30代前半に静岡で在宅クリニックを開業し、今では3つの分院を開設している。“在宅診療は生活をみること”、あるいは“在宅診療は「動く総合病院」であるべき”という独自のコンセプトを掲げ、在宅医療の次世代を担う若きリーダーとして注目される医療法人社団貞栄会の内田貞輔理事長。連載最終回は、医療と介護との円滑なコミュニケーションがもたらす施設職員のスキルアップと波及効果についてお伝えします。
【医療法人社団貞栄会 理事長 内田 貞輔】
■顔と名前が一致する信頼がもたらす効果
私たちが診察や治療にかける時間は、施設入居者の生活から考えれば、ほんの一瞬でしかありません。一方で、入居者の普段の様子を最も知っているのは、長い時間をかけて入居者に寄り添っている介護職の方々です。入居者にとっては、いわば疑似家族のような存在で、私たち医療者にとっても心強い存在です。施設で医療を行うためにはそうした方々との信頼関係が必要になりますが、やはりコミュニケーションがカギとなります。
私のクリニックでも施設側との強力な信頼関係を構築する際に、特に看護師たちが大いに貢献してくれています。施設の方々と積極的にコミュニケーションを図り、その努力が信頼を生み、入居者の健康管理や治療に生かされているのです。食生活や就寝、服薬の様子、あるいは生活リズムの乱れなど、ささいなことであってもそうした情報は入居者の健康状態を維持するうえでとても重要です。
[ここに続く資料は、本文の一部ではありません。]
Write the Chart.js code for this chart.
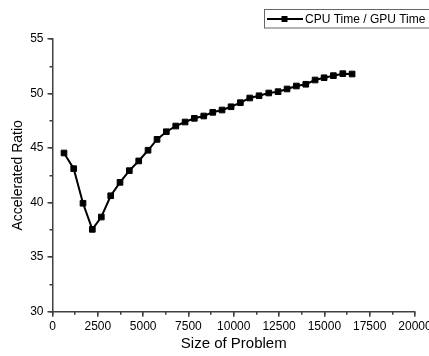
<!DOCTYPE html>
<html>
<head>
<meta charset="utf-8">
<script src="https://cdn.jsdelivr.net/npm/chart.js@4.4.0/dist/chart.umd.min.js"></script>
<style>
  html, body { margin: 0; padding: 0; background: #fff; overflow: hidden; }
  #wrap { position: relative; width: 440px; height: 356px; }
</style>
</head>
<body>
<div id="wrap"><canvas id="ratioChart"></canvas></div>
<script>
// data
const problemSizes = [635, 1170, 1683, 2197, 2693, 3212, 3725, 4239, 4757, 5271, 5767, 6281, 6800, 7313, 7826, 8345,
                      8842, 9355, 9852, 10365, 10884, 11397, 11932, 12446, 12942, 13456, 13974, 14488, 14985, 15498, 16017, 16529];
const accelRatio = [44.55, 43.11, 39.94, 37.55, 38.68, 40.63, 41.86, 42.93, 43.82, 44.80, 45.80, 46.50, 47.02, 47.39, 47.73, 47.94,
                    48.28, 48.49, 48.79, 49.16, 49.59, 49.80, 50.05, 50.17, 50.42, 50.69, 50.85, 51.24, 51.45, 51.64, 51.82, 51.79];
const seriesLabel = "CPU Time / GPU Time";

const FONT = '"Liberation Sans", Arial, sans-serif';
const AXIS = "#404040";

// Origin-style framed legend, top right
const legendBox = {
    id: "legendBox",
    afterDraw(chart) {
        const ctx = chart.ctx;
        const ds = chart.data.datasets[0];
        ctx.save();
        ctx.strokeStyle = "#666";
        ctx.lineWidth = 1;
        ctx.strokeRect(264.5, 9.5, 180, 18.5);
        ctx.strokeStyle = ds.borderColor;
        ctx.lineWidth = 2;
        ctx.beginPath();
        ctx.moveTo(267, 19);
        ctx.lineTo(303, 19);
        ctx.stroke();
        ctx.fillStyle = ds.pointBackgroundColor;
        ctx.fillRect(281.5, 16, 6, 6);
        ctx.fillStyle = "#000";
        ctx.font = "12px " + FONT;
        ctx.textBaseline = "middle";
        ctx.fillText(ds.label, 305, 19.5);
        ctx.restore();
    }
};

const ctx = document.getElementById("ratioChart").getContext("2d");
let ratioChart = new Chart(ctx, {
    type: "line",
    data: {
        datasets: [{
            label: seriesLabel,
            data: problemSizes.map((x, i) => ({ x: x, y: accelRatio[i] })),
            borderColor: "#000",
            borderWidth: 2,
            pointStyle: "rect",
            pointRadius: 4,
            pointBorderWidth: 1,
            pointBackgroundColor: "#000",
            pointBorderColor: "#000",
            tension: 0,
            xAxisID: "x",
            yAxisID: "y"
        }]
    },
    options: {
        responsive: true,
        maintainAspectRatio: false,
        animation: false,
        devicePixelRatio: 1,
        layout: { padding: { top: 39, right: 25, bottom: 0, left: 0 } },
        plugins: { legend: { display: false }, tooltip: { enabled: false } },
        scales: {
            x: {
                type: "linear", position: "bottom", min: 0, max: 20000,
                ticks: { stepSize: 2500, autoSkip: false, maxRotation: 0, color: "#000", font: { family: FONT, size: 12 }, padding: 3,
                         callback: v => String(v) },
                grid: { drawOnChartArea: false, tickLength: 5, color: AXIS, lineWidth: 1.5 },
                border: { color: AXIS, width: 1.5 },
                title: { display: true, text: "Size of Problem", color: "#000", font: { family: FONT, size: 15 }, padding: { top: 0, bottom: 3 } },
                afterFit: s => { s.height = 44.3; s.paddingLeft = 0; s.paddingRight = 0; }
            },
            xMinor: {
                type: "linear", position: "bottom", weight: -1, min: 0, max: 20000,
                ticks: { stepSize: 1250, display: false },
                grid: { drawOnChartArea: false, tickLength: 3, color: AXIS, lineWidth: 1.5 },
                border: { display: false },
                afterFit: s => { s.height = 0; s.paddingLeft = 0; s.paddingRight = 0; }
            },
            y: {
                type: "linear", position: "left", min: 30, max: 55,
                ticks: { stepSize: 5, color: "#000", font: { family: FONT, size: 12 }, padding: 4, callback: v => String(v) },
                grid: { drawOnChartArea: false, tickLength: 5, color: AXIS, lineWidth: 1.5 },
                border: { color: AXIS, width: 1.5 },
                title: { display: true, text: "Accelerated Ratio", color: "#000", font: { family: FONT, size: 14 }, padding: { top: 10, bottom: 0 } },
                afterFit: s => { s.width = 52.5; s.paddingTop = 0; s.paddingBottom = 0; }
            },
            yMinor: {
                type: "linear", position: "left", weight: -1, min: 30, max: 55,
                ticks: { stepSize: 2.5, display: false },
                grid: { drawOnChartArea: false, tickLength: 3, color: AXIS, lineWidth: 1.5 },
                border: { display: false },
                afterFit: s => { s.width = 0; s.paddingTop = 0; s.paddingBottom = 0; }
            }
        }
    },
    plugins: [legendBox]
});
</script>
</body>
</html>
食事量が減っていれば老衰の可能性もあり、その後の対処にも大いに役立つのです。
このような信頼関係は、単に医療者が助かるという単純なものではありません。お互いに顔と名前が一致する関係ができていると、介護スタッフが夜間にコールする際にも「いつも来てくれている看護師さんが対応してくれた!」と大きな安心感となり、状況を的確に話してくれるのです。また、交流サイト(SNS)での普段のやりとりであっても、介護スタッフの反応が全く異なってくると、看護師たちは言います。信頼あるコミュニケーションが入居者の健康維持、悪化防止につながり、夜間に介護スタッフが私たちを呼んだことで、「ご家族に感謝されました!」と笑顔で報告してくれたりするのです。顔と名前が一致する信頼関係は、施設の方々のモチベーションアップにもつながることは確かなようです。